▶ [What to do]: Examine the records and identify each line that includes the string "Generate". Copy those lines.

[Data records]
· · · · ·
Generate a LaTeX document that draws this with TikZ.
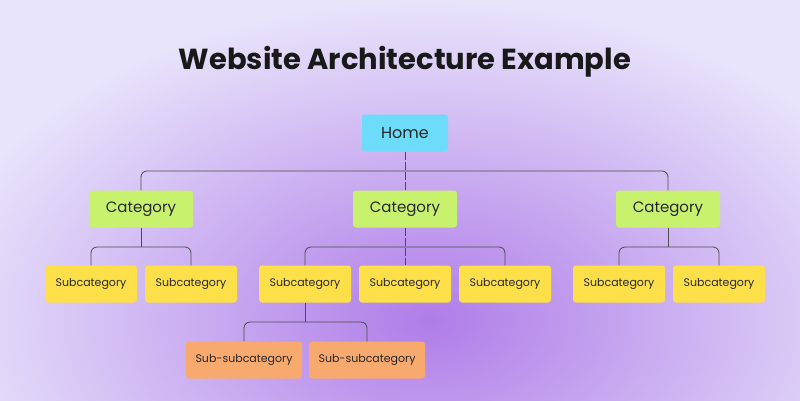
\documentclass[tikz,border=0pt]{standalone}
\usepackage{fontspec}
\setmainfont{Poppins}
\begin{document}
\begin{tikzpicture}[x=1pt,y=-1pt,
  box/.style={rounded corners=3pt,minimum height=37pt,text=black!85,inner sep=0pt},
  homebox/.style={box,fill=homec,minimum width=86pt,font=\fontsize{16}{18}\selectfont},
  catbox/.style={box,fill=catc,minimum width=104pt,font=\fontsize{15}{18}\selectfont},
  subbox/.style={box,fill=subc,minimum width=92pt,font=\fontsize{11}{13}\selectfont},
  ssbox/.style={box,fill=ssc,minimum width=116pt,font=\fontsize{11}{13}\selectfont},
  link/.style={draw=black!70,line width=0.8pt,rounded corners=6pt},
  clink/.style={link,dash pattern=on 8pt off 2pt}]
\definecolor{bgl}{HTML}{E8E4FB}
\definecolor{bgp}{HTML}{B07DE8}
\definecolor{homec}{HTML}{6DDCFA}
\definecolor{catc}{HTML}{C8F26E}
\definecolor{subc}{HTML}{FDDF4A}
\definecolor{ssc}{HTML}{F8AA6E}
\useasboundingbox (0,0) rectangle (800,400);
\fill[bgl] (0,0) rectangle (800,400);
\begin{scope}
\clip (0,0) rectangle (800,400);
\shade[inner color=bgp,outer color=bgl] (430,320) ellipse (500 and 320);
\end{scope}
\node[font=\fontsize{29}{32}\selectfont\bfseries,text=black!90] (title) at (405,62) {Website Architecture Example};
\node[homebox] (home) at (405,133) {Home};
\node[catbox] (c1) at (141,209) {Category};
\node[catbox] (c2) at (405,209) {Category};
\node[catbox] (c3) at (668,209) {Category};
\node[subbox] (s1) at (91,284) {Subcategory};
\node[subbox] (s2) at (191,284) {Subcategory};
\node[subbox] (s3) at (305,284) {Subcategory};
\node[subbox] (s4) at (405,284) {Subcategory};
\node[subbox] (s5) at (505,284) {Subcategory};
\node[subbox] (s6) at (619,284) {Subcategory};
\node[subbox] (s7) at (719,284) {Subcategory};
\node[ssbox] (t1) at (244,360) {Sub-subcategory};
\node[ssbox] (t2) at (367,360) {Sub-subcategory};
\coordinate (b0) at (405,171);
\coordinate (b1) at (141,247);
\coordinate (b2) at (405,247);
\coordinate (b3) at (668,247);
\coordinate (b4) at (305,322);
\draw[clink] (home.south) -- (c2.north);
\draw[link] (c1.north) |- (b0) -| (c3.north);
\draw[link] (c1.south) -- (b1);
\draw[link] (s1.north) |- (b1) -| (s2.north);
\draw[clink] (c2.south) -- (s4.north);
\draw[link] (s3.north) |- (b2) -| (s5.north);
\draw[link] (c3.south) -- (b3);
\draw[link] (s6.north) |- (b3) -| (s7.north);
\draw[link] (s3.south) -- (b4);
\draw[link] (t1.north) |- (b4) -| (t2.north);
\end{tikzpicture}
\end{document}
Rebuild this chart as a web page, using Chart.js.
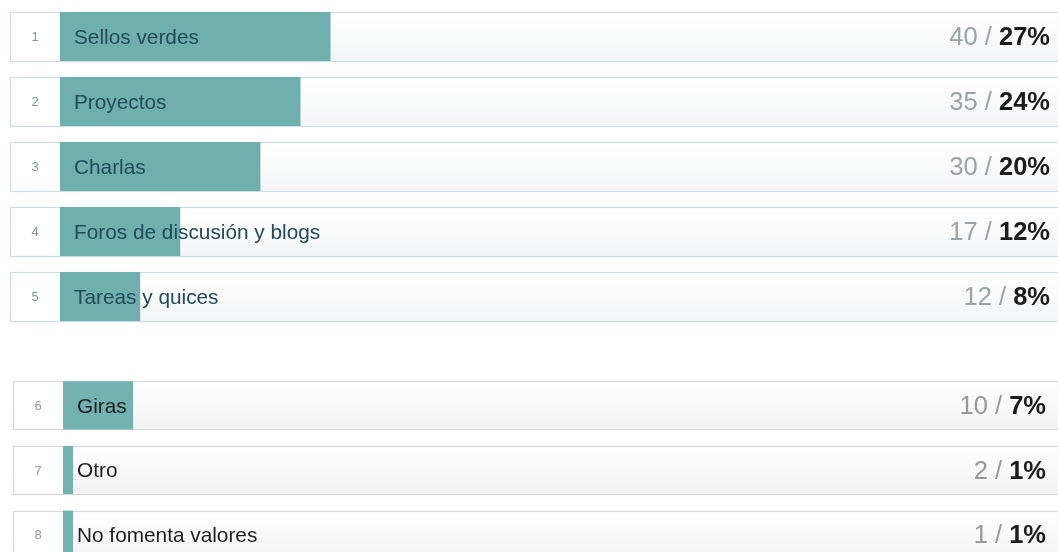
<!DOCTYPE html>
<html><head><meta charset="utf-8">
<script src="https://cdn.jsdelivr.net/npm/chart.js@4"></script>
<style>
html,body{margin:0;padding:0;background:#fff;overflow:hidden;width:1058px;height:552px;}
.c{position:absolute;}
</style></head>
<body>
<div class="c" id="w1" style="left:0;top:4px;width:1062px;height:325px;"><canvas id="c1"></canvas></div>
<div class="c" id="w2" style="left:3px;top:373px;width:1062px;height:194px;"><canvas id="c2"></canvas></div>
<script>
const ranks1 = ["1","2","3","4","5"];
const labels1 = ["Sellos verdes","Proyectos","Charlas","Foros de discusión y blogs","Tareas y quices"];
const counts1 = [40,35,30,17,12];
const pcts1 = [27,24,20,12,8];

const ranks2 = ["6","7","8"];
const labels2 = ["Giras","Otro","No fomenta valores"];
const counts2 = [10,2,1];
const pcts2 = [7,1,1];

const FONT = '"Liberation Sans", Arial, Helvetica, sans-serif';

function makeChart(id, ranks, labels, counts, pcts, opt){
  const rowPlugin = {
    id:'rows',
    beforeDatasetsDraw(chart){
      const ctx = chart.ctx, ys = chart.scales.y, area = chart.chartArea;
      ctx.save();
      labels.forEach((l,i)=>{
        const yc = ys.getPixelForValue(i);
        const top = Math.round(yc - opt.h/2)+0.5, h = opt.h;
        const x0 = 10.5, x1 = chart.width + 5;
        const g = ctx.createLinearGradient(0, top, 0, top+h);
        g.addColorStop(0,'#ffffff'); g.addColorStop(1, opt.bgBottom);
        ctx.fillStyle = g;
        ctx.fillRect(x0, top, x1-x0, h);
        ctx.strokeStyle = opt.border; ctx.lineWidth = 1.2;
        ctx.strokeRect(x0, top, x1-x0, h);
        ctx.fillStyle = '#ffffff';
        ctx.fillRect(x0+1, top+1, area.left - x0 - 1, h-2);
      });
      ctx.restore();
    },
    afterDatasetsDraw(chart){
      const ctx = chart.ctx, ys = chart.scales.y, area = chart.chartArea;
      ctx.save();
      labels.forEach((l,i)=>{
        const yc = ys.getPixelForValue(i);
        ctx.textBaseline = 'middle';
        ctx.textAlign = 'center';
        ctx.font = '13px ' + FONT;
        ctx.fillStyle = opt.rankColor;
        ctx.fillText(ranks[i], area.left - 25, yc+1);
        ctx.textAlign = 'left';
        ctx.font = '20.8px ' + FONT;
        ctx.fillStyle = opt.labelColor;
        ctx.fillText(l, area.left + 14, yc+1.5);
        ctx.font = 'bold 25.5px ' + FONT;
        const pTxt = pcts[i] + '%';
        const pw = ctx.measureText(pTxt).width;
        ctx.textAlign = 'right';
        ctx.fillStyle = '#1c1c1c';
        ctx.fillText(pTxt, opt.rightX, yc+1.5);
        ctx.font = '25.5px ' + FONT;
        ctx.fillStyle = opt.countColor;
        ctx.fillText(counts[i] + ' / ', opt.rightX - pw, yc+1.5);
      });
      ctx.restore();
    }
  };
  return new Chart(document.getElementById(id), {
    type:'bar',
    data:{labels:labels, datasets:[{data:pcts, backgroundColor:opt.bar, borderWidth:0, barPercentage:1, categoryPercentage:opt.h/opt.pitch}]},
    options:{
      indexAxis:'y', responsive:true, maintainAspectRatio:false, animation:false,
      layout:{padding:{left:60,right:0,top:0,bottom:0}},
      scales:{
        x:{display:false, min:0, max:100},
        y:{display:false}
      },
      plugins:{legend:{display:false}, tooltip:{enabled:false}}
    },
    plugins:[rowPlugin]
  });
}
makeChart('c1', ranks1, labels1, counts1, pcts1, {h:49, pitch:65, bar:'#6fb0ae', border:'#cddde6', bgBottom:'#f4f5f6', rankColor:'#7f9aab', labelColor:'#234b5a', countColor:'#9aa3a8', rightX:1050});
makeChart('c2', ranks2, labels2, counts2, pcts2, {h:48, pitch:64.5, bar:'#72b3b1', border:'#d9d9d9', bgBottom:'#f3f3f3', rankColor:'#999999', labelColor:'#1e1e1e', countColor:'#999999', rightX:1043});
</script>
</body></html>
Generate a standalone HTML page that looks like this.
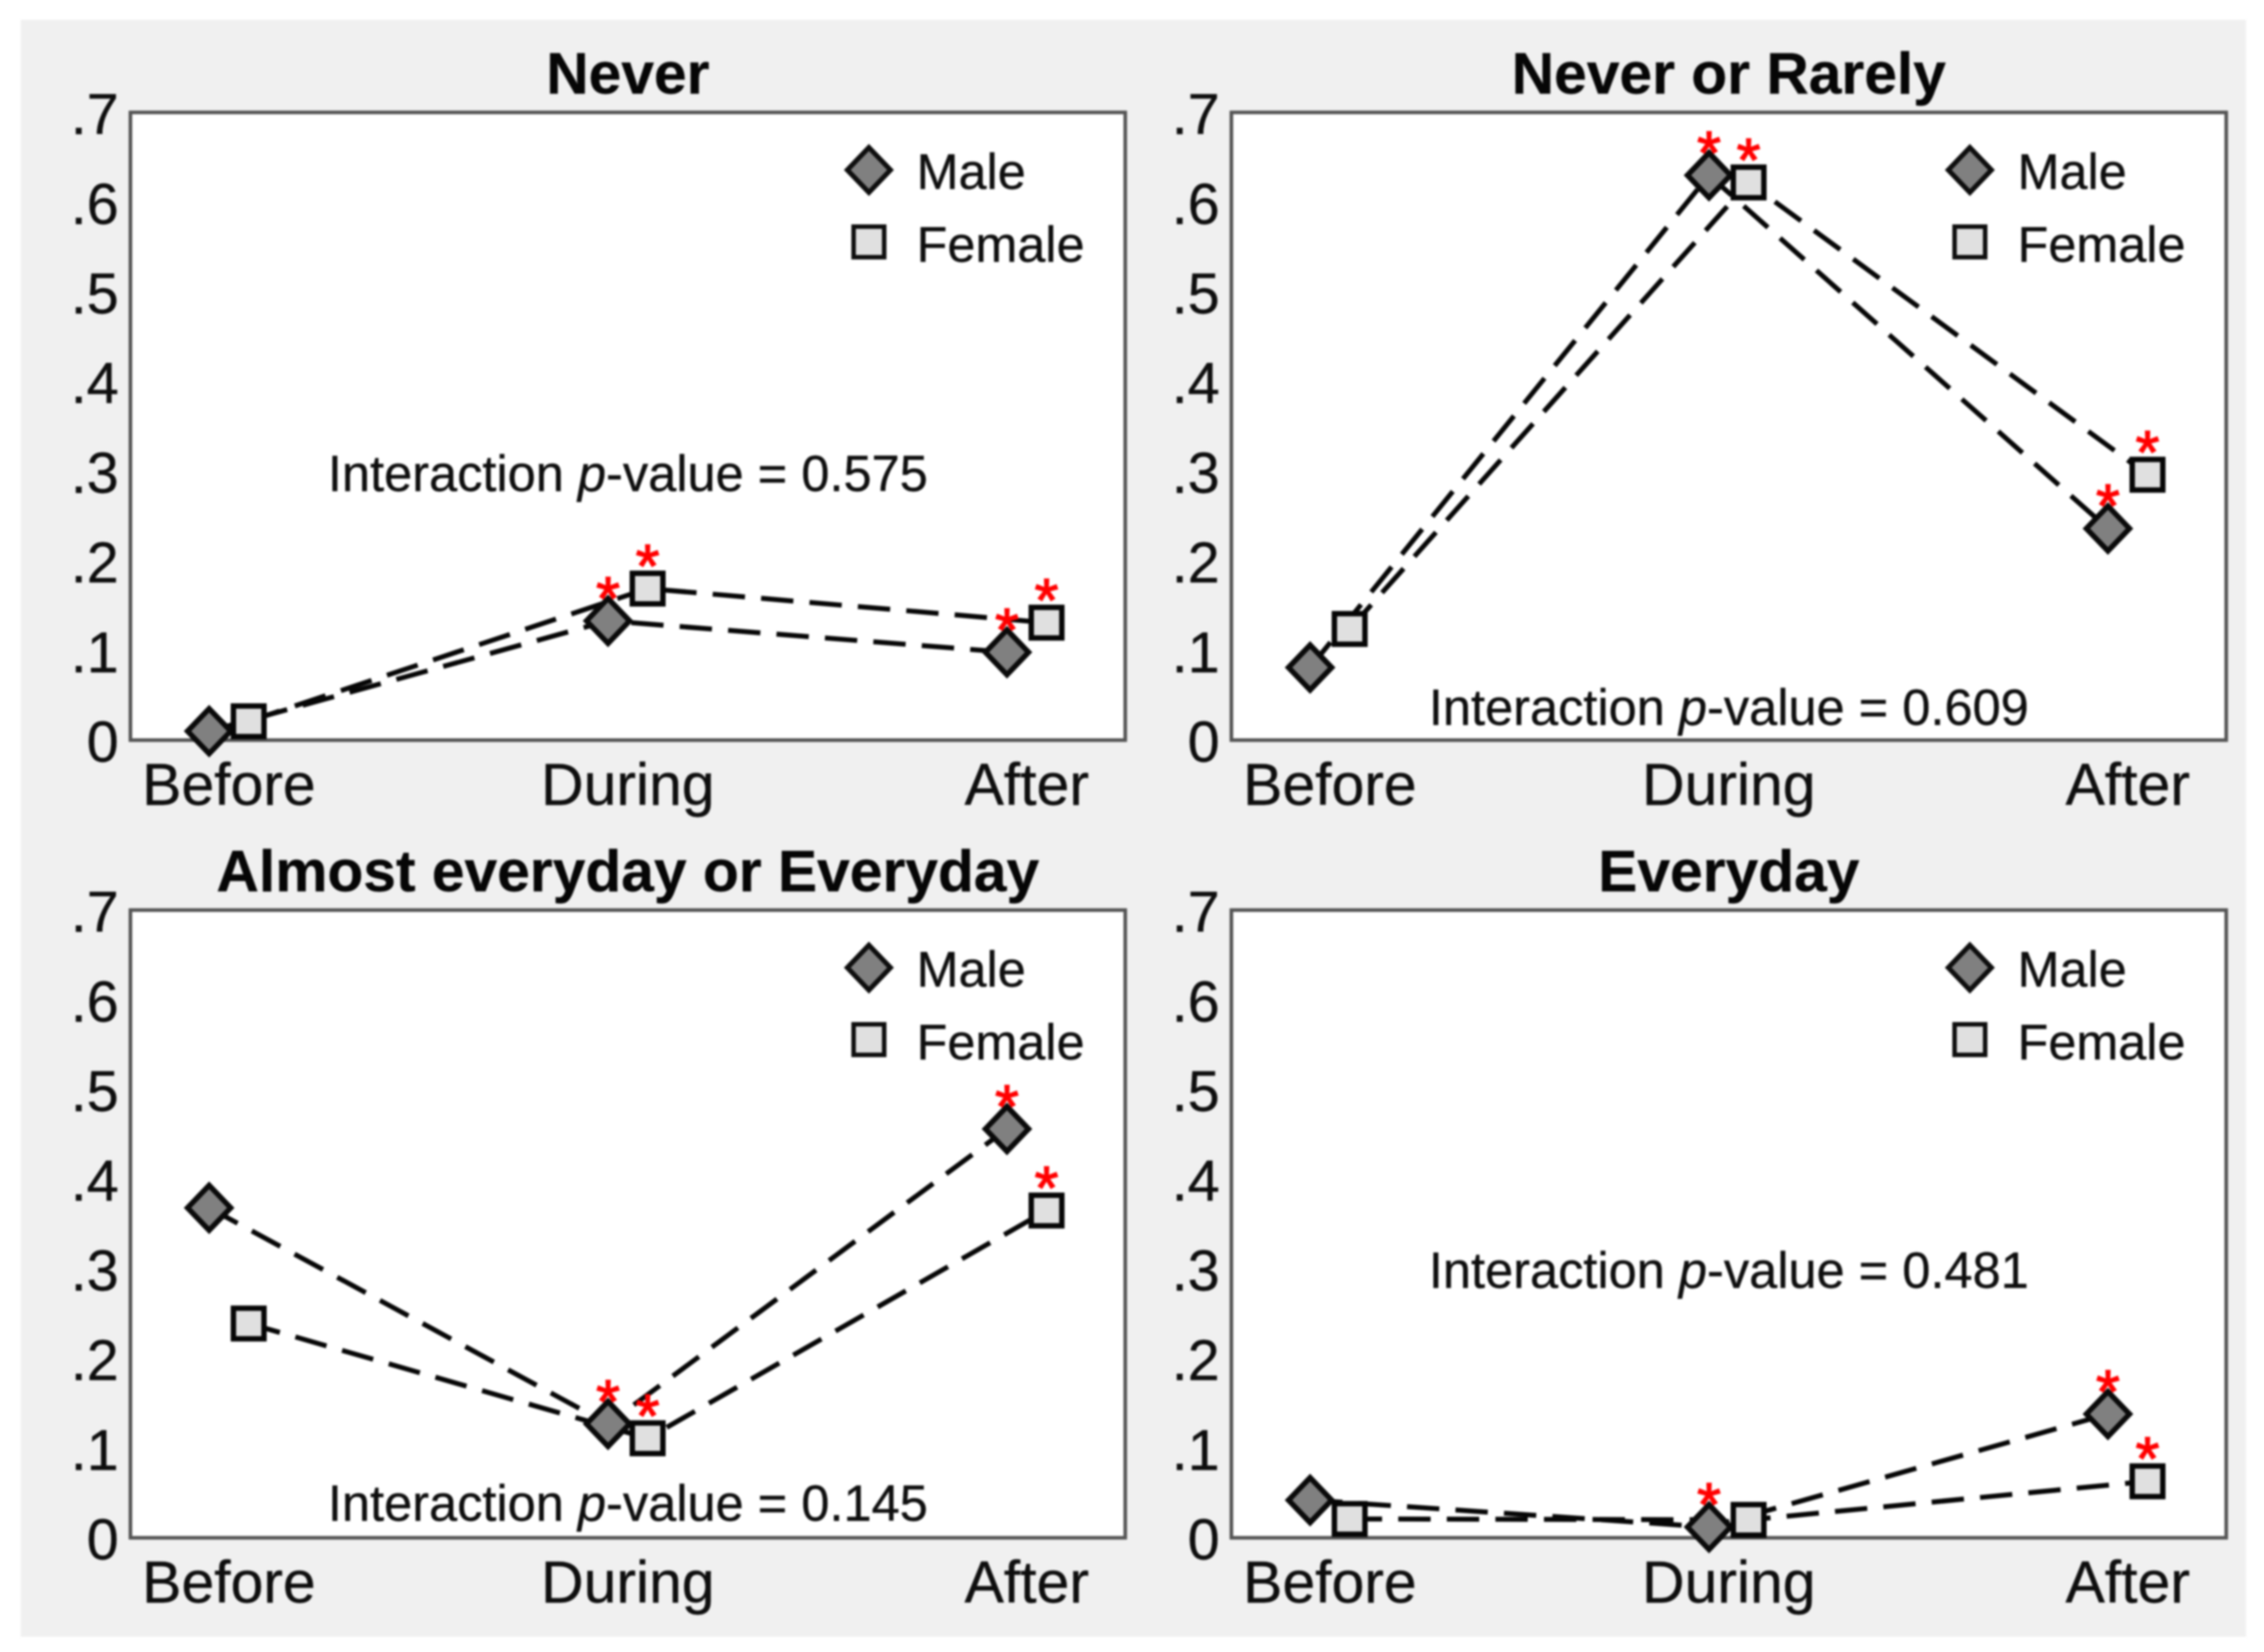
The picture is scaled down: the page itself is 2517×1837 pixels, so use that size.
<!DOCTYPE html>
<html lang="en">
<head>
<meta charset="utf-8">
<title>Interaction plots by sex across Before, During and After</title>
<style>
html,body{margin:0;padding:0;background:#fff;}
body{width:2517px;height:1837px;overflow:hidden;}
svg{display:block;filter:blur(1px);}
text{font-family:"Liberation Sans",sans-serif;fill:#0e0e0e;stroke:#0e0e0e;stroke-width:0.4px;}
.title{font-size:65.3px;font-weight:bold;text-anchor:middle;fill:#060606;stroke:#060606;}
.legend{font-size:56px;}
.note{font-size:56.2px;text-anchor:middle;}
.tick{font-size:64px;}
.xtick{font-size:65.5px;}
.frame{fill:#fff;stroke:#555;stroke-width:4;}
</style>
</head>
<body>
<svg id="chart" xmlns="http://www.w3.org/2000/svg" width="2517" height="1837" viewBox="0 0 2517 1837">
  <rect x="23" y="22" width="2474" height="1798" fill="#f0f0f0"/>

  <g id="panel-0" transform="translate(145,125)">
    <rect class="frame" width="1106" height="698"/>
    <text class="title" x="553" y="-21">Never</text>
    <text class="note" x="553" y="421">Interaction <tspan font-style="italic">p</tspan>-value = 0.575</text>
    <g>
      <polygon points="821,39 845,64 821,89 797,64" fill="#808080" stroke="#0e0e0e" stroke-width="5.5"/>
      <text class="legend" x="874" y="85">Male</text>
      <rect x="804" y="127" width="34" height="34" fill="#e0e0e0" stroke="#0e0e0e" stroke-width="5"/>
      <text class="legend" x="874" y="166">Female</text>
    </g>
  </g>

  <g id="panel-1" transform="translate(1369,125)">
    <rect class="frame" width="1106" height="698"/>
    <text class="title" x="553" y="-21">Never or Rarely</text>
    <text class="note" x="553" y="681">Interaction <tspan font-style="italic">p</tspan>-value = 0.609</text>
    <g>
      <polygon points="821,39 845,64 821,89 797,64" fill="#808080" stroke="#0e0e0e" stroke-width="5.5"/>
      <text class="legend" x="874" y="85">Male</text>
      <rect x="804" y="127" width="34" height="34" fill="#e0e0e0" stroke="#0e0e0e" stroke-width="5"/>
      <text class="legend" x="874" y="166">Female</text>
    </g>
  </g>

  <g id="panel-2" transform="translate(145,1012)">
    <rect class="frame" width="1106" height="698"/>
    <text class="title" x="553" y="-21">Almost everyday or Everyday</text>
    <text class="note" x="553" y="679">Interaction <tspan font-style="italic">p</tspan>-value = 0.145</text>
    <g>
      <polygon points="821,39 845,64 821,89 797,64" fill="#808080" stroke="#0e0e0e" stroke-width="5.5"/>
      <text class="legend" x="874" y="85">Male</text>
      <rect x="804" y="127" width="34" height="34" fill="#e0e0e0" stroke="#0e0e0e" stroke-width="5"/>
      <text class="legend" x="874" y="166">Female</text>
    </g>
  </g>

  <g id="panel-3" transform="translate(1369,1012)">
    <rect class="frame" width="1106" height="698"/>
    <text class="title" x="553" y="-21">Everyday</text>
    <text class="note" x="553" y="420">Interaction <tspan font-style="italic">p</tspan>-value = 0.481</text>
    <g>
      <polygon points="821,39 845,64 821,89 797,64" fill="#808080" stroke="#0e0e0e" stroke-width="5.5"/>
      <text class="legend" x="874" y="85">Male</text>
      <rect x="804" y="127" width="34" height="34" fill="#e0e0e0" stroke="#0e0e0e" stroke-width="5"/>
      <text class="legend" x="874" y="166">Female</text>
    </g>
  </g>
</svg>

<script>
const categories = ['Before', 'During', 'After'];
const yTickValues = [0, 0.1, 0.2, 0.3, 0.4, 0.5, 0.6, 0.7];
const yTickLabels = ['0', '.1', '.2', '.3', '.4', '.5', '.6', '.7'];

const neverMale = [0.010, 0.133, 0.098];
const neverFemale = [0.021, 0.169, 0.131];
const rarelyMale = [0.081, 0.630, 0.236];
const rarelyFemale = [0.124, 0.622, 0.296];
const almostMale = [0.368, 0.127, 0.456];
const almostFemale = [0.239, 0.111, 0.365];
const everydayMale = [0.042, 0.012, 0.138];
const everydayFemale = [0.021, 0.020, 0.063];

const neverMaleSig = [false, true, true];
const neverFemaleSig = [false, true, true];
const rarelyMaleSig = [false, true, true];
const rarelyFemaleSig = [false, true, true];
const almostMaleSig = [false, true, true];
const almostFemaleSig = [false, true, true];
const everydayMaleSig = [false, true, true];
const everydayFemaleSig = [false, false, true];

const SVG_NS = 'http://www.w3.org/2000/svg';
const plotHeight = 698;
const unitsToPixels = 997;
const firstCategoryX = 109.5;
const categoryStep = 443.5;
const dodge = 22;

function yScale(v) { return plotHeight - v * unitsToPixels; }
function xScale(i, offset) { return firstCategoryX + i * categoryStep + offset; }
function make(tag) { return document.createElementNS(SVG_NS, tag); }

function drawAxes(group) {
  yTickValues.forEach(function (v, i) {
    const label = make('text');
    
    
    label.setAttribute('class', 'tick');
    label.setAttribute('x', -13);
    label.setAttribute('y', yScale(v) + 24);
    label.setAttribute('text-anchor', 'end');
    label.textContent = yTickLabels[i];
    group.appendChild(label);
  });
  categories.forEach(function (name, i) {
    const label = make('text');
    
    
    label.setAttribute('class', 'xtick');
    label.setAttribute('x', xScale(i, 0));
    label.setAttribute('y', plotHeight + 72);
    label.setAttribute('text-anchor', 'middle');
    label.textContent = name;
    group.appendChild(label);
  });
}

function drawLine(group, values, offset) {
  const line = make('polyline');
  
  
  line.setAttribute('points', values.map(function (v, i) {
    return xScale(i, offset) + ',' + yScale(v);
  }).join(' '));
  line.setAttribute('fill', 'none');
  line.setAttribute('stroke', '#060606');
  line.setAttribute('stroke-width', '5.5');
  line.setAttribute('stroke-dasharray', '36 18');
  group.appendChild(line);
}

function drawStars(group, values, sig, offset) {
  values.forEach(function (v, i) {
    if (!sig[i]) return;
    const star = make('text');
    
    
    star.setAttribute('x', xScale(i, offset));
    star.setAttribute('y', yScale(v) - 2);
    star.setAttribute('text-anchor', 'middle');
    star.setAttribute('font-size', '68');
    star.setAttribute('style', 'fill:#ff0000;stroke:#ff0000;stroke-width:1.4px');
    star.textContent = '*';
    group.appendChild(star);
  });
}

function drawMaleMarkers(group, values) {
  values.forEach(function (v, i) {
    const cx = xScale(i, -dodge);
    const cy = yScale(v);
    const m = make('polygon');
    
    
    m.setAttribute('points', [cx, cy - 25, cx + 24, cy, cx, cy + 25, cx - 24, cy].join(','));
    m.setAttribute('fill', '#808080');
    m.setAttribute('stroke', '#0a0a0a');
    m.setAttribute('stroke-width', '6');
    group.appendChild(m);
  });
}

function drawFemaleMarkers(group, values) {
  values.forEach(function (v, i) {
    const cx = xScale(i, dodge);
    const cy = yScale(v);
    const m = make('rect');
    
    
    m.setAttribute('x', cx - 17);
    m.setAttribute('y', cy - 17);
    m.setAttribute('width', 34);
    m.setAttribute('height', 34);
    m.setAttribute('fill', '#e0e0e0');
    m.setAttribute('stroke', '#060606');
    m.setAttribute('stroke-width', '6');
    group.appendChild(m);
  });
}

function drawPanel(id, male, female, maleSig, femaleSig) {
  const group = document.getElementById(id);
  drawAxes(group);
  drawLine(group, male, -dodge);
  drawLine(group, female, dodge);
  drawMaleMarkers(group, male);
  drawFemaleMarkers(group, female);
  drawStars(group, male, maleSig, -dodge);
  drawStars(group, female, femaleSig, dodge);
}

drawPanel('panel-0', neverMale, neverFemale, neverMaleSig, neverFemaleSig);
drawPanel('panel-1', rarelyMale, rarelyFemale, rarelyMaleSig, rarelyFemaleSig);
drawPanel('panel-2', almostMale, almostFemale, almostMaleSig, almostFemaleSig);
drawPanel('panel-3', everydayMale, everydayFemale, everydayMaleSig, everydayFemaleSig);
</script>
</body>
</html>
· · · · ·
▶ [Completed task]:
Generate a LaTeX document that draws this with TikZ.
Generate a standalone HTML page that looks like this.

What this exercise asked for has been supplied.